## Short problem
Repeat the whole listing exactly as written.

## Collected data
────────────────

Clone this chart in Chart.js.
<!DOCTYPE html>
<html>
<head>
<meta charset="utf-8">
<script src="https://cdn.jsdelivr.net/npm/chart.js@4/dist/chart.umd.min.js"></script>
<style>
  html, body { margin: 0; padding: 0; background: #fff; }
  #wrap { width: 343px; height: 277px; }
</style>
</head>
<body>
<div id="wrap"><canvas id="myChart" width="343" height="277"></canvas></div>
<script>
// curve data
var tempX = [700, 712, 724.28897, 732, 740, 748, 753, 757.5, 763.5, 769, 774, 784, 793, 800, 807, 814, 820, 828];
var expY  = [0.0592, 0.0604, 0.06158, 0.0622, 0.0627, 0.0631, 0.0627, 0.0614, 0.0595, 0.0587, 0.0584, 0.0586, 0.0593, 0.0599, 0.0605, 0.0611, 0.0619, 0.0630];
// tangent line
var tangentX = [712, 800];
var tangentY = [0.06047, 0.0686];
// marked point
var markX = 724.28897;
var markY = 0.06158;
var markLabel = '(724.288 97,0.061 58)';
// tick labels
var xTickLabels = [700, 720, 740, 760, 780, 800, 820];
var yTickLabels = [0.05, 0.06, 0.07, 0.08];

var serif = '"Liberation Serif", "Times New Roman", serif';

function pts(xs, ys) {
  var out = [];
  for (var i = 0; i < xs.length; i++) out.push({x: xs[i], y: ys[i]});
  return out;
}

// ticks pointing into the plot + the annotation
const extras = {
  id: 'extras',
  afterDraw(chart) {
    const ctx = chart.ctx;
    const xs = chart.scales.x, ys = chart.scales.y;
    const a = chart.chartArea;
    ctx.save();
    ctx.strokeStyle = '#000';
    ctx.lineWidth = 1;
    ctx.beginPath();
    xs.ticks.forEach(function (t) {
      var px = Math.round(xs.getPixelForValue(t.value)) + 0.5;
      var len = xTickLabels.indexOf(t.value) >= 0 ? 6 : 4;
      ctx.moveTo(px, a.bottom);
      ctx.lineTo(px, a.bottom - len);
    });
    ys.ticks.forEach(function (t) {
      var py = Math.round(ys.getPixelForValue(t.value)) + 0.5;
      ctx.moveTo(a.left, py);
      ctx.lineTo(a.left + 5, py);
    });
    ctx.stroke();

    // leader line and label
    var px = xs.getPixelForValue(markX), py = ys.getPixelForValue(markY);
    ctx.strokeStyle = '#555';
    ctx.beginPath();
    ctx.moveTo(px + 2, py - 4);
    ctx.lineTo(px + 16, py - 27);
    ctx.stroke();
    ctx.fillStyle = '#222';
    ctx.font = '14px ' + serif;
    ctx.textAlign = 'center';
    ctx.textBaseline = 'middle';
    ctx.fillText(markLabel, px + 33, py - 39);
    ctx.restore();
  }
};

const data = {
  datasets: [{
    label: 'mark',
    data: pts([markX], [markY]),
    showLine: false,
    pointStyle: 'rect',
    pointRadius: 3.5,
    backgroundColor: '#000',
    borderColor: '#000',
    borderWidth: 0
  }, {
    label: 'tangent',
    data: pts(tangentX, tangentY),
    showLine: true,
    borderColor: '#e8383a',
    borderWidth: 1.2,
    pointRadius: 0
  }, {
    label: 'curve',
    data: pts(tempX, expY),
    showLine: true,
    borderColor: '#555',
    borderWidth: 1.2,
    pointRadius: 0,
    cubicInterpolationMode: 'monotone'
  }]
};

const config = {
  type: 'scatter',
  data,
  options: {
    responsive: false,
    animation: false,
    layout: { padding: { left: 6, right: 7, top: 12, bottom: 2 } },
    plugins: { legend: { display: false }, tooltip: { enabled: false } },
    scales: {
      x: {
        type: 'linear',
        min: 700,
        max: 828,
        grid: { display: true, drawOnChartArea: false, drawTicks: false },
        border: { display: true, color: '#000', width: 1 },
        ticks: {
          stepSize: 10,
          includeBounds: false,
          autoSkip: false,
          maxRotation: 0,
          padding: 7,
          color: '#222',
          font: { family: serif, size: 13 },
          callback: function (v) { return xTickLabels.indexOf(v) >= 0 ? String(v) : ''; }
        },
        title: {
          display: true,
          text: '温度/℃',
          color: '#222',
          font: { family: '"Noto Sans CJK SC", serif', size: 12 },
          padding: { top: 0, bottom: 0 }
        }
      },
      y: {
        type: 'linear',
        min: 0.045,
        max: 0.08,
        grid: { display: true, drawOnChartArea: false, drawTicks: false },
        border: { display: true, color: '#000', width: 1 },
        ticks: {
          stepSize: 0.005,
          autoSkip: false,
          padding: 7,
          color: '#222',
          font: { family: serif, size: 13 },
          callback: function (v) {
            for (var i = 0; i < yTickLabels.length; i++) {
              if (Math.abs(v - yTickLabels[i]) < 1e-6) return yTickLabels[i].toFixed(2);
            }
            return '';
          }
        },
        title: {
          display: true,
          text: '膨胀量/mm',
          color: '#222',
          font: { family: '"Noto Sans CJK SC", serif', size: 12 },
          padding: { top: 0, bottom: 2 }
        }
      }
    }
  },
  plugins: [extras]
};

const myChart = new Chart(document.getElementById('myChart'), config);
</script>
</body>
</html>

────────────────

## Answer to this problem
Clone this chart in Chart.js.
<!DOCTYPE html>
<html>
<head>
<meta charset="utf-8">
<script src="https://cdn.jsdelivr.net/npm/chart.js@4/dist/chart.umd.min.js"></script>
<style>
  html, body { margin: 0; padding: 0; background: #fff; }
  #wrap { width: 343px; height: 277px; }
</style>
</head>
<body>
<div id="wrap"><canvas id="myChart" width="343" height="277"></canvas></div>
<script>
// curve data
var tempX = [700, 712, 724.28897, 732, 740, 748, 753, 757.5, 763.5, 769, 774, 784, 793, 800, 807, 814, 820, 828];
var expY  = [0.0592, 0.0604, 0.06158, 0.0622, 0.0627, 0.0631, 0.0627, 0.0614, 0.0595, 0.0587, 0.0584, 0.0586, 0.0593, 0.0599, 0.0605, 0.0611, 0.0619, 0.0630];
// tangent line
var tangentX = [712, 800];
var tangentY = [0.06047, 0.0686];
// marked point
var markX = 724.28897;
var markY = 0.06158;
var markLabel = '(724.288 97,0.061 58)';
// tick labels
var xTickLabels = [700, 720, 740, 760, 780, 800, 820];
var yTickLabels = [0.05, 0.06, 0.07, 0.08];

var serif = '"Liberation Serif", "Times New Roman", serif';

function pts(xs, ys) {
  var out = [];
  for (var i = 0; i < xs.length; i++) out.push({x: xs[i], y: ys[i]});
  return out;
}

// ticks pointing into the plot + the annotation
const extras = {
  id: 'extras',
  afterDraw(chart) {
    const ctx = chart.ctx;
    const xs = chart.scales.x, ys = chart.scales.y;
    const a = chart.chartArea;
    ctx.save();
    ctx.strokeStyle = '#000';
    ctx.lineWidth = 1;
    ctx.beginPath();
    xs.ticks.forEach(function (t) {
      var px = Math.round(xs.getPixelForValue(t.value)) + 0.5;
      var len = xTickLabels.indexOf(t.value) >= 0 ? 6 : 4;
      ctx.moveTo(px, a.bottom);
      ctx.lineTo(px, a.bottom - len);
    });
    ys.ticks.forEach(function (t) {
      var py = Math.round(ys.getPixelForValue(t.value)) + 0.5;
      ctx.moveTo(a.left, py);
      ctx.lineTo(a.left + 5, py);
    });
    ctx.stroke();

    // leader line and label
    var px = xs.getPixelForValue(markX), py = ys.getPixelForValue(markY);
    ctx.strokeStyle = '#555';
    ctx.beginPath();
    ctx.moveTo(px + 2, py - 4);
    ctx.lineTo(px + 16, py - 27);
    ctx.stroke();
    ctx.fillStyle = '#222';
    ctx.font = '14px ' + serif;
    ctx.textAlign = 'center';
    ctx.textBaseline = 'middle';
    ctx.fillText(markLabel, px + 33, py - 39);
    ctx.restore();
  }
};

const data = {
  datasets: [{
    label: 'mark',
    data: pts([markX], [markY]),
    showLine: false,
    pointStyle: 'rect',
    pointRadius: 3.5,
    backgroundColor: '#000',
    borderColor: '#000',
    borderWidth: 0
  }, {
    label: 'tangent',
    data: pts(tangentX, tangentY),
    showLine: true,
    borderColor: '#e8383a',
    borderWidth: 1.2,
    pointRadius: 0
  }, {
    label: 'curve',
    data: pts(tempX, expY),
    showLine: true,
    borderColor: '#555',
    borderWidth: 1.2,
    pointRadius: 0,
    cubicInterpolationMode: 'monotone'
  }]
};

const config = {
  type: 'scatter',
  data,
  options: {
    responsive: false,
    animation: false,
    layout: { padding: { left: 6, right: 7, top: 12, bottom: 2 } },
    plugins: { legend: { display: false }, tooltip: { enabled: false } },
    scales: {
      x: {
        type: 'linear',
        min: 700,
        max: 828,
        grid: { display: true, drawOnChartArea: false, drawTicks: false },
        border: { display: true, color: '#000', width: 1 },
        ticks: {
          stepSize: 10,
          includeBounds: false,
          autoSkip: false,
          maxRotation: 0,
          padding: 7,
          color: '#222',
          font: { family: serif, size: 13 },
          callback: function (v) { return xTickLabels.indexOf(v) >= 0 ? String(v) : ''; }
        },
        title: {
          display: true,
          text: '温度/℃',
          color: '#222',
          font: { family: '"Noto Sans CJK SC", serif', size: 12 },
          padding: { top: 0, bottom: 0 }
        }
      },
      y: {
        type: 'linear',
        min: 0.045,
        max: 0.08,
        grid: { display: true, drawOnChartArea: false, drawTicks: false },
        border: { display: true, color: '#000', width: 1 },
        ticks: {
          stepSize: 0.005,
          autoSkip: false,
          padding: 7,
          color: '#222',
          font: { family: serif, size: 13 },
          callback: function (v) {
            for (var i = 0; i < yTickLabels.length; i++) {
              if (Math.abs(v - yTickLabels[i]) < 1e-6) return yTickLabels[i].toFixed(2);
            }
            return '';
          }
        },
        title: {
          display: true,
          text: '膨胀量/mm',
          color: '#222',
          font: { family: '"Noto Sans CJK SC", serif', size: 12 },
          padding: { top: 0, bottom: 2 }
        }
      }
    }
  },
  plugins: [extras]
};

const myChart = new Chart(document.getElementById('myChart'), config);
</script>
</body>
</html>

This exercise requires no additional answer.